Наконец сломили смуту, и послереволюционные годы явились для России временем заживления ран, вовлечения народа в обыденный, каждодневный труд, временем всеобщего умиротворения.
Николай буквально с первых лет своего царствования проявлял сочувствие к интересам крестьянства, страдавшего от выкупных платежей на землю, малоземелия, стесненного общинным землевладением. И ещё 3 ноября 1905 года, в самый разгар смуты, государем был подписан указ об уничтожении тяготивших крестьян выкупных платежей за землю, расширена деятельность Крестьянского банка, но наиболее активно земельная реформа пошла после волнений, когда правительство возглавил Петр Столыпин, — затрещала стеснявшая инициативу крестьян община, насаждались индивидуальные хозяйства, малоземельным предлагалось переселяться в Сибирь, где обилие незаселенной земли гарантировало в будущем полный успех.
И царь мог видеть, что результатами новой аграрной политики явилось небывалое увеличение продуктивности сельских хозяйств, и Россия сделалась главным производителем и поставщиком зерна на мировой рынок. Пожалуй, сам государь расценивал время, заключенное в тесные рамки конца революции и начала мировой войны, как наиболее успешное, счастливое для своего правления. Держава на мировой политической арене вновь после поражения в войне с Японией приобрела значительный авторитет, укреплены были финансы, проведена судебная реформа, открылись и функционировали новые низшие, средние и высшие учебные заведения, и образование, хотя бы на уровне грамотности, стало проникать в темную народную среду. Невиданными прежде темпами развивалась русская промышленность, тяжелое машиностроение, что в преддверии ожидаемой войны позволяло укрепить мощь русской армии, снабжать её новыми образцами вооружения. Функционировала Дума — российский парламент, широко действовала свобода слова и печати; русская наука блистала всемирно известными именами; русская литература была читаема всеми образованными людьми в мире; живописцы создавали шедевры, являвшиеся образцами для подражания; русский театр — и драма, и опера, и балет — не знал себе равных, а музыка, созданная в те годы в России, звучала во всех концертных залах мира. Русские мыслители, чьи философские конструкции представляли наиоригинальнейшее явление в истории мировой мысли вообще, удивляли и восхищали.

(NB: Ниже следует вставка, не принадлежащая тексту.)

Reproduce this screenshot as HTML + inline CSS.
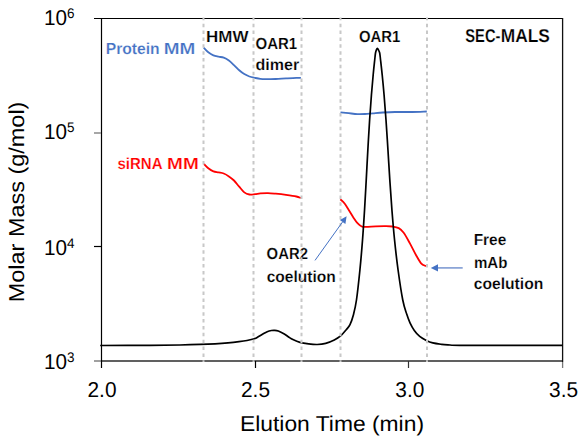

Нет, в благосостоянии широких народных масс, преимущественно крестьян, было ещё много нерешенных проблем — бедность в крестьянской и рабочей среде была обыкновенным явлением, но, что главное, Россия при Николае Втором стояла на том пути, который наметил дальнейший, постепенный и несомненный рост и прогресс в улучшении всех аспектов общественного бытия. Важным было то, что народ после невзгод, смуты понял, что самодержавие вовсе не служит тормозом, преградой на пути всеобщих перемен к лучшему: управлять страной, где граждане благоденствуют, а не страдают, удобно и лестно для любой власти.